** start of Records supplied **

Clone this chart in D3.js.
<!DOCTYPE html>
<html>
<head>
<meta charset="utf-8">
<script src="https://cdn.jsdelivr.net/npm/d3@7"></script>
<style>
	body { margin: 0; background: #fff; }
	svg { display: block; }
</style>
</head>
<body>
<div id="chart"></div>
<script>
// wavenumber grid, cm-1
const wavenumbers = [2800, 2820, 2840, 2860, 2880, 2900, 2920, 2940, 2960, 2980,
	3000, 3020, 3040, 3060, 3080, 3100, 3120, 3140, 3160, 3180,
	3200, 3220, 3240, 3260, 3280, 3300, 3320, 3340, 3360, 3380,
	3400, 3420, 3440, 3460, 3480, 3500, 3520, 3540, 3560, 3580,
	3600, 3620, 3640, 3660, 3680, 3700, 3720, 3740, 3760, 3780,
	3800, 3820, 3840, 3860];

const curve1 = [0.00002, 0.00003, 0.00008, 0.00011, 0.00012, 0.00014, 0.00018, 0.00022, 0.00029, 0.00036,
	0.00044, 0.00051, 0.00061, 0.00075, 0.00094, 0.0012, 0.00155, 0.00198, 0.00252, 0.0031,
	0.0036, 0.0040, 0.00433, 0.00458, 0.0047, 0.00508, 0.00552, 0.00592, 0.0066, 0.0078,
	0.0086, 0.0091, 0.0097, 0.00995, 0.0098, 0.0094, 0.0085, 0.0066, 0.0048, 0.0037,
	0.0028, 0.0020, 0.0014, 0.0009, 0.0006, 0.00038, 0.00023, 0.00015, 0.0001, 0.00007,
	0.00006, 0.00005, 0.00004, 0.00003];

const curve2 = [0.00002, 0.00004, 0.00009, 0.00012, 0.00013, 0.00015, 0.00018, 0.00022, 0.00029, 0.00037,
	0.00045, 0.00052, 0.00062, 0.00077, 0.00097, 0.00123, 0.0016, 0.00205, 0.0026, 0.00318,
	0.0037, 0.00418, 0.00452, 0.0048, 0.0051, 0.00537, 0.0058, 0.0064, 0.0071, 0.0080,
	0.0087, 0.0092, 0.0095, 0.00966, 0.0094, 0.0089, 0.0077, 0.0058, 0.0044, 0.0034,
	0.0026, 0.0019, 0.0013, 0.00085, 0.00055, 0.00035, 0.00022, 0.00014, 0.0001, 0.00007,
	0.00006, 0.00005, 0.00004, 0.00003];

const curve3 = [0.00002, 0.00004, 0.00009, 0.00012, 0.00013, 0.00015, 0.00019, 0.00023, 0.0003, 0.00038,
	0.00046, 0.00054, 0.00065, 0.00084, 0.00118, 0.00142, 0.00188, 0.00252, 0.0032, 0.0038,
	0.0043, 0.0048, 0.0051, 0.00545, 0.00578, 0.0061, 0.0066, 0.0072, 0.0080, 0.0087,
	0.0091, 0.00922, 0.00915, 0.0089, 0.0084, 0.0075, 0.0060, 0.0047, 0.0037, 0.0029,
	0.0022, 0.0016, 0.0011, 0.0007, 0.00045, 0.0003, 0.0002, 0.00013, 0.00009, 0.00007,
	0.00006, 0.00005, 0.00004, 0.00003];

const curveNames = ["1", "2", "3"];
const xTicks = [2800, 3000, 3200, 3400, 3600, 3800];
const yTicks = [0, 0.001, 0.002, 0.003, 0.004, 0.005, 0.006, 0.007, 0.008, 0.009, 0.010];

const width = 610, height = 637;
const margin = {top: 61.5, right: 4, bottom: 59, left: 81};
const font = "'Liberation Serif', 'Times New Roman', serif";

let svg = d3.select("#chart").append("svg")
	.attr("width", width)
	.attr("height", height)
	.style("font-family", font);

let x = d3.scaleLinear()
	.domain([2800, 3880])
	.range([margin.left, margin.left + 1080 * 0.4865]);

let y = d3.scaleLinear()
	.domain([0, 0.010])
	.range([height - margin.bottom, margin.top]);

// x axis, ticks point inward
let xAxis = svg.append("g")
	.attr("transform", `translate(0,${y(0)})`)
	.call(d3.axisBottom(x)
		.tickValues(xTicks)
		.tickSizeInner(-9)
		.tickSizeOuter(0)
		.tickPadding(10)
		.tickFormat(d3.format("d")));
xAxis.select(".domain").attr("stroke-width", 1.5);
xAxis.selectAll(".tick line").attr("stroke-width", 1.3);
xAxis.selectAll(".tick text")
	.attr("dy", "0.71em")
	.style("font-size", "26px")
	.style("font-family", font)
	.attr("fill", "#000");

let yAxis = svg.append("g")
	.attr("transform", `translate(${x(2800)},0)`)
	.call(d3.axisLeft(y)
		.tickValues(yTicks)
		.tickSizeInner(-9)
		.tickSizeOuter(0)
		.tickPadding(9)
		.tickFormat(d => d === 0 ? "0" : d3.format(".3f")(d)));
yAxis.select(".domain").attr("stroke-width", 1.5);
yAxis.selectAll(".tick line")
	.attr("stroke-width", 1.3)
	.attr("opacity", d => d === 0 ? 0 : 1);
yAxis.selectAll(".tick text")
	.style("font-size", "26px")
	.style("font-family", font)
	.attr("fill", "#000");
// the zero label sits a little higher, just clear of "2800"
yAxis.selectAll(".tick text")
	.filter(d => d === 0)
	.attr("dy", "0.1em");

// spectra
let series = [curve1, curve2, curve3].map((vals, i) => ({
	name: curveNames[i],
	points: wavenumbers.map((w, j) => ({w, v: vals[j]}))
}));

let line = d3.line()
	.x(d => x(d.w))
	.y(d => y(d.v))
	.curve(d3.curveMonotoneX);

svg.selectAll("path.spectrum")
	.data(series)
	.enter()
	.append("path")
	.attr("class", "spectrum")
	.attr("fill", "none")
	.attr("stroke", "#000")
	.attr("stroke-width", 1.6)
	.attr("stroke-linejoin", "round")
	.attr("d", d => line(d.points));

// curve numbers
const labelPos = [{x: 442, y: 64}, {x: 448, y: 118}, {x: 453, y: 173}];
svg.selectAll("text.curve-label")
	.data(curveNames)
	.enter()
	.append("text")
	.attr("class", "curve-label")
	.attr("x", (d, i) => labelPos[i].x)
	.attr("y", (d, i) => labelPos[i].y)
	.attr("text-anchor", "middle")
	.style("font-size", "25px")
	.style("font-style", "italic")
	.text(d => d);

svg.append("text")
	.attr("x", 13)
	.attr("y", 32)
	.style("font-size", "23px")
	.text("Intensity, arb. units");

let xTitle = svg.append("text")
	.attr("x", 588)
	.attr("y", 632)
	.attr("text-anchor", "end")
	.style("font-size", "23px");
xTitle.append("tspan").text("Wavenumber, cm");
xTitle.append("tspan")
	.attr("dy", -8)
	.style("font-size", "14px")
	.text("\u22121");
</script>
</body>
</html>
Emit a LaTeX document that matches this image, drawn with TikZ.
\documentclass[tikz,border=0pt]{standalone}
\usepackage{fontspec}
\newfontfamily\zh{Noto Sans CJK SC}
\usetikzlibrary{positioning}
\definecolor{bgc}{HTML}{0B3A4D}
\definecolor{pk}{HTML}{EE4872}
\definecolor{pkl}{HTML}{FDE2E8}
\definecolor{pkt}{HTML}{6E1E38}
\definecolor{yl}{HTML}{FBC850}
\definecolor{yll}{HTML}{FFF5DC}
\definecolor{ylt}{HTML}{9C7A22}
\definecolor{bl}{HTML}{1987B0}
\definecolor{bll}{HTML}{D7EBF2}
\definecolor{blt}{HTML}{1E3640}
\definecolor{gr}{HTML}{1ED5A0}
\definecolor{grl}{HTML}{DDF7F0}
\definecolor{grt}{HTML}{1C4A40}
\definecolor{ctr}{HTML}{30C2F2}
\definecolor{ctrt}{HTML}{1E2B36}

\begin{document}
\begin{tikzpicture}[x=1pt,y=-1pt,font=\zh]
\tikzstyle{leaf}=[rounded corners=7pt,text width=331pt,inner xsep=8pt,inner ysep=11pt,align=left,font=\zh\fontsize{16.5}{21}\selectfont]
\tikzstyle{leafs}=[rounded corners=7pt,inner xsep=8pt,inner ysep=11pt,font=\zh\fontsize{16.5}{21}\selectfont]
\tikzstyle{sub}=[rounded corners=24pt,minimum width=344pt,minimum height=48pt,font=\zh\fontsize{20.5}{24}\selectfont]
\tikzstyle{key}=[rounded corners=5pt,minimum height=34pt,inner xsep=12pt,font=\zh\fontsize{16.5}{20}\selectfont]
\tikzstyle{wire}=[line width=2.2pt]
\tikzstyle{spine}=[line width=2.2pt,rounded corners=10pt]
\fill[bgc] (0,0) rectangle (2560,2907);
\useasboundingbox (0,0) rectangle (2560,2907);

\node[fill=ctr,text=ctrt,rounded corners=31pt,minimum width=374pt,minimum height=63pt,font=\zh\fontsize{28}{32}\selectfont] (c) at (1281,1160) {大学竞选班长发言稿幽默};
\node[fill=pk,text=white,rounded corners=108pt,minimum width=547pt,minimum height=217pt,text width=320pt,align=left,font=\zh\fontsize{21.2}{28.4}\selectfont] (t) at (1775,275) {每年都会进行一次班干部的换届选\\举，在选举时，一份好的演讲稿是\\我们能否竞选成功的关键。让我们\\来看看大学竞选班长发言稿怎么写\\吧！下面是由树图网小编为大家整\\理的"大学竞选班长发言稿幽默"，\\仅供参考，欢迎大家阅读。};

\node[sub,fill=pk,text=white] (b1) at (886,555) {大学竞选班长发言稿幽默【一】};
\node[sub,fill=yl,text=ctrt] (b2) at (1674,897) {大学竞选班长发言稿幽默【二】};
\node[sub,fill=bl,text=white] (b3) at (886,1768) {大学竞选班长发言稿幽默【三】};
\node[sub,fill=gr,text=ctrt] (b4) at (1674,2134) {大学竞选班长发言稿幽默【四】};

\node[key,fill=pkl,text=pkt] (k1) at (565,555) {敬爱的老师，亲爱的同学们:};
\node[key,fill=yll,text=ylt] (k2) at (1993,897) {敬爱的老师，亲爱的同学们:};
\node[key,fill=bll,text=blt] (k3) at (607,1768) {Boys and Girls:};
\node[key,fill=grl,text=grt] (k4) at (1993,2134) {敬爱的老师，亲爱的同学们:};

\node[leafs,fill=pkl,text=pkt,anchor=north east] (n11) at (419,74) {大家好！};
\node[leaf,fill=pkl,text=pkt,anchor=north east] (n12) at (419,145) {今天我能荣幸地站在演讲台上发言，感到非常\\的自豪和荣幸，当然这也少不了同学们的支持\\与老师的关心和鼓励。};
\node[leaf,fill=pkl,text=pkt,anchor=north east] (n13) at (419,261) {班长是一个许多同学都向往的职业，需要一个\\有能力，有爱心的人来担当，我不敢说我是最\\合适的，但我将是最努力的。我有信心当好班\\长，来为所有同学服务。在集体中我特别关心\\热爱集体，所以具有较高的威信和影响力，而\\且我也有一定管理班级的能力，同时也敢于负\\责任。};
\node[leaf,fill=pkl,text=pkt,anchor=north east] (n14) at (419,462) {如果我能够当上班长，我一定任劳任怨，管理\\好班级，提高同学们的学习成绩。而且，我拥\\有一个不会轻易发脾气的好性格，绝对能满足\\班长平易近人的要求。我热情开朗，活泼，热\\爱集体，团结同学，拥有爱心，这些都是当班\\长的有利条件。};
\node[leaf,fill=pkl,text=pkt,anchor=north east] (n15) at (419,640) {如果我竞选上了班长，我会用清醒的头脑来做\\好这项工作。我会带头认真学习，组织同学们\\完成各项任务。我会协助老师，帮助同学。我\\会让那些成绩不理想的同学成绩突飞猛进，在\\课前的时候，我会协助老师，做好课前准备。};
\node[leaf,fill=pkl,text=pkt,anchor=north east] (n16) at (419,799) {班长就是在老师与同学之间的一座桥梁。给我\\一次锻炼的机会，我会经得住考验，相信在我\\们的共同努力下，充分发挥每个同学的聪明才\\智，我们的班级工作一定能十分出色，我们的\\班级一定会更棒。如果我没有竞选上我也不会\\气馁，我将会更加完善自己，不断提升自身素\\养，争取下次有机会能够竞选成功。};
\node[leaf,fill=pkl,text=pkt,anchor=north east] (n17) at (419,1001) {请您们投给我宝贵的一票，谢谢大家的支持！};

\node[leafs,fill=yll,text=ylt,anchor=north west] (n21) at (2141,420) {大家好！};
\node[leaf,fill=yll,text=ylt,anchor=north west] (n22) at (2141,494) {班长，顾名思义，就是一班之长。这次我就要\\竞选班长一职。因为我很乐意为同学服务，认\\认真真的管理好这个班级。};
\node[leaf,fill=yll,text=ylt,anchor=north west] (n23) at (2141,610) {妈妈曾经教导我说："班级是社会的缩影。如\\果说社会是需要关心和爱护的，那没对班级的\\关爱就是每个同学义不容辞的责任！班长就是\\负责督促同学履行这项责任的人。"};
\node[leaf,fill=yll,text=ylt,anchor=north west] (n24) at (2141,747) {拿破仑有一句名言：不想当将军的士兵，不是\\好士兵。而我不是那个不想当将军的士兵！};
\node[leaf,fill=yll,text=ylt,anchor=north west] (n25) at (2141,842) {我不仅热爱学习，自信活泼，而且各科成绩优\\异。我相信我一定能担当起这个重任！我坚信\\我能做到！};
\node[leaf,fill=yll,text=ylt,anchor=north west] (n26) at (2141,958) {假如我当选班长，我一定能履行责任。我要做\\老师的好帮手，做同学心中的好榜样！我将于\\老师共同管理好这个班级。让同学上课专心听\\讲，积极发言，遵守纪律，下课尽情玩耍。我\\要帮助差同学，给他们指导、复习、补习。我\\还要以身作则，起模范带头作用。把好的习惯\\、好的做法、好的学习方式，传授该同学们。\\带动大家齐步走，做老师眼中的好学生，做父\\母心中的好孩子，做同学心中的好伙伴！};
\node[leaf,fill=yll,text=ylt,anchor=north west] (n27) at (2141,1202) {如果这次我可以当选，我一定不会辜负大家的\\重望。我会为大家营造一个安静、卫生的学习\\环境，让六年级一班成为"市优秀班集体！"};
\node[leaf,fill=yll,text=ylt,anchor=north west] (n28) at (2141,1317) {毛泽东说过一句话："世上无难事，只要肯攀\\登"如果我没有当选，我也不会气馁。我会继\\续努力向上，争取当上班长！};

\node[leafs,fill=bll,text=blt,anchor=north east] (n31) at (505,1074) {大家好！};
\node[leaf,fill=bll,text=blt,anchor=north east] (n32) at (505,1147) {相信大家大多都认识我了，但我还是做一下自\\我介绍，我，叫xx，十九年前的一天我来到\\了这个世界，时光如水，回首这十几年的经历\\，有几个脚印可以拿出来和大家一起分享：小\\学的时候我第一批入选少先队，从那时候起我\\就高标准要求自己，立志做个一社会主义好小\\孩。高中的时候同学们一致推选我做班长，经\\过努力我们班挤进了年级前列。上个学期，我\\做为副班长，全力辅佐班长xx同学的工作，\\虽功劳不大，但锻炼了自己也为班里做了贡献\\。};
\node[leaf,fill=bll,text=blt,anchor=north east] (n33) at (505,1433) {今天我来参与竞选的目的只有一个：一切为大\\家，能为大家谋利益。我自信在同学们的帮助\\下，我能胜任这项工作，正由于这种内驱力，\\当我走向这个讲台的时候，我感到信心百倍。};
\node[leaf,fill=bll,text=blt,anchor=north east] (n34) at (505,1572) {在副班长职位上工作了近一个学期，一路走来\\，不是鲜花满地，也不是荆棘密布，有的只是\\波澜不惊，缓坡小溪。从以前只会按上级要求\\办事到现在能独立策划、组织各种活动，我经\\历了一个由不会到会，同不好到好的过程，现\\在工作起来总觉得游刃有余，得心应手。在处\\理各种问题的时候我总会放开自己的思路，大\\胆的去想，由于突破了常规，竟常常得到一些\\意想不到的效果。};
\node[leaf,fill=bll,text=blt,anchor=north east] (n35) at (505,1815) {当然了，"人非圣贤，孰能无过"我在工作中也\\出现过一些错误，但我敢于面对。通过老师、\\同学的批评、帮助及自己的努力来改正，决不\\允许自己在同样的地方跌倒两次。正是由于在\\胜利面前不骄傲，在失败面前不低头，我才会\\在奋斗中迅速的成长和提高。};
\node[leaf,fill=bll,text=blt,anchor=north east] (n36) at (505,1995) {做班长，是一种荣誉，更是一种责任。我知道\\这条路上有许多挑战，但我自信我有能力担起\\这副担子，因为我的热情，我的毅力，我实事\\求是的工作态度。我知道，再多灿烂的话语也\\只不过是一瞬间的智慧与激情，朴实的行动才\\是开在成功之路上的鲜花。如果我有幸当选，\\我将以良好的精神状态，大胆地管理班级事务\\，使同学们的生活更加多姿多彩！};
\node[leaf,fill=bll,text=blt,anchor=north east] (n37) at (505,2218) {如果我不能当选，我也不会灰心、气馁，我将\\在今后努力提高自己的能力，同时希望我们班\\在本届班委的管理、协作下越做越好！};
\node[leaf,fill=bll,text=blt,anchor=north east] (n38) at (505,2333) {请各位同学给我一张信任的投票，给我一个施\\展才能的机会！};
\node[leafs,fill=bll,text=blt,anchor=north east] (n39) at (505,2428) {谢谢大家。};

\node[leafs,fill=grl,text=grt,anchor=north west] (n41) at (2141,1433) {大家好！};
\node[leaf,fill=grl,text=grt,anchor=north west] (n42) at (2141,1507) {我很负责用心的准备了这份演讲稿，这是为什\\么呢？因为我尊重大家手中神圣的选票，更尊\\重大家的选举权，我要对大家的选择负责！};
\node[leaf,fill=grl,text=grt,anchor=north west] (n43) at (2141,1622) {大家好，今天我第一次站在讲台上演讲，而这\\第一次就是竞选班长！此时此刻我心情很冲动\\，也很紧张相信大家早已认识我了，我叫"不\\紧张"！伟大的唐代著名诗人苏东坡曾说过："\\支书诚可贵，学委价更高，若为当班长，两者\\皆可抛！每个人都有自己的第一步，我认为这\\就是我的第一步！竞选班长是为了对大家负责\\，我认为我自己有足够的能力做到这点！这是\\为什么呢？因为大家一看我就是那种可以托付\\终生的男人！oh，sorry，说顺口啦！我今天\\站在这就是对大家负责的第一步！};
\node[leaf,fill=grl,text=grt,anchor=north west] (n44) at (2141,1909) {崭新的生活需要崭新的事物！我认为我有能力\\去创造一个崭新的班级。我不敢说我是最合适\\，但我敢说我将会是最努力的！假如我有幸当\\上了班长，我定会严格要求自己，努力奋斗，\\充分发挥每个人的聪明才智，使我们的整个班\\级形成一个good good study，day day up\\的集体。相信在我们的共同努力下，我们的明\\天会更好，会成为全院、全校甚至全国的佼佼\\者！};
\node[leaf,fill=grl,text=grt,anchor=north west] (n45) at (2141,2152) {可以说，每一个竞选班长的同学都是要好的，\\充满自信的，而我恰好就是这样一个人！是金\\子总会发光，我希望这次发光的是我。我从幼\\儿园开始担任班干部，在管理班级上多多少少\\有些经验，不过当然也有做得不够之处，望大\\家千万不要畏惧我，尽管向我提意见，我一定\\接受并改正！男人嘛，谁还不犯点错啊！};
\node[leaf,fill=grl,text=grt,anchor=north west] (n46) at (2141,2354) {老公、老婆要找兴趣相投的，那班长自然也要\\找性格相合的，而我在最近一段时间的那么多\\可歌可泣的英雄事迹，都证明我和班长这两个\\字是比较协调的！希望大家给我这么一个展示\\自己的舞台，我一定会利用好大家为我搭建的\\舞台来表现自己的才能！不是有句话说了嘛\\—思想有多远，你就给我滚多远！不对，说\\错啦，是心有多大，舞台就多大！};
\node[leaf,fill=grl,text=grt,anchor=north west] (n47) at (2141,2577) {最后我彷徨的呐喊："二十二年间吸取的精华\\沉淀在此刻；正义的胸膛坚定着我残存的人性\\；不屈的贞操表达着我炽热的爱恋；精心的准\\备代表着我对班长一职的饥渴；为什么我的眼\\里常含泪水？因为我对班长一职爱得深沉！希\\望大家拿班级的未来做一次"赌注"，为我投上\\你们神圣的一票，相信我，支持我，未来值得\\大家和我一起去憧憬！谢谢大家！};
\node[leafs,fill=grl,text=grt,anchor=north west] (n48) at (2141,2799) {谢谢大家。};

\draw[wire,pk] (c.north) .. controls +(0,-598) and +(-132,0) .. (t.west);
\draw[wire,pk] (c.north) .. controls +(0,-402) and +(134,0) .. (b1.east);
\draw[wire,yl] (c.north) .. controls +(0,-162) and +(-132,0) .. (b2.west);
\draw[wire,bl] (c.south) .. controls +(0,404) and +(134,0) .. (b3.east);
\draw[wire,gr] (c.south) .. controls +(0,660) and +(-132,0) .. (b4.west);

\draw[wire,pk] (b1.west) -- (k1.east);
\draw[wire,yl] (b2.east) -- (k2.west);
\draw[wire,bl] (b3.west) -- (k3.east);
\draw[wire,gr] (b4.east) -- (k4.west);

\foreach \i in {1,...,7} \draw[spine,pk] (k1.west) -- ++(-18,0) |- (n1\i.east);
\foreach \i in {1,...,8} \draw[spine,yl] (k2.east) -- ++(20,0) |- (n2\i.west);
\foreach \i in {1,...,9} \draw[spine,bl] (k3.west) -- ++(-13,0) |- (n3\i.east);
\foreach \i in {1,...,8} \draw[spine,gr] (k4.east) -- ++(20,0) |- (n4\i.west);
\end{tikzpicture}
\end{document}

** end of Records supplied **

— What the exercise asks —
Quote the listing above from its first line to the line with "3800, 3820, 3840, 3860];", inclusive, and add nothing.

— Correct response —
Clone this chart in D3.js.
<!DOCTYPE html>
<html>
<head>
<meta charset="utf-8">
<script src="https://cdn.jsdelivr.net/npm/d3@7"></script>
<style>
	body { margin: 0; background: #fff; }
	svg { display: block; }
</style>
</head>
<body>
<div id="chart"></div>
<script>
// wavenumber grid, cm-1
const wavenumbers = [2800, 2820, 2840, 2860, 2880, 2900, 2920, 2940, 2960, 2980,
	3000, 3020, 3040, 3060, 3080, 3100, 3120, 3140, 3160, 3180,
	3200, 3220, 3240, 3260, 3280, 3300, 3320, 3340, 3360, 3380,
	3400, 3420, 3440, 3460, 3480, 3500, 3520, 3540, 3560, 3580,
	3600, 3620, 3640, 3660, 3680, 3700, 3720, 3740, 3760, 3780,
	3800, 3820, 3840, 3860];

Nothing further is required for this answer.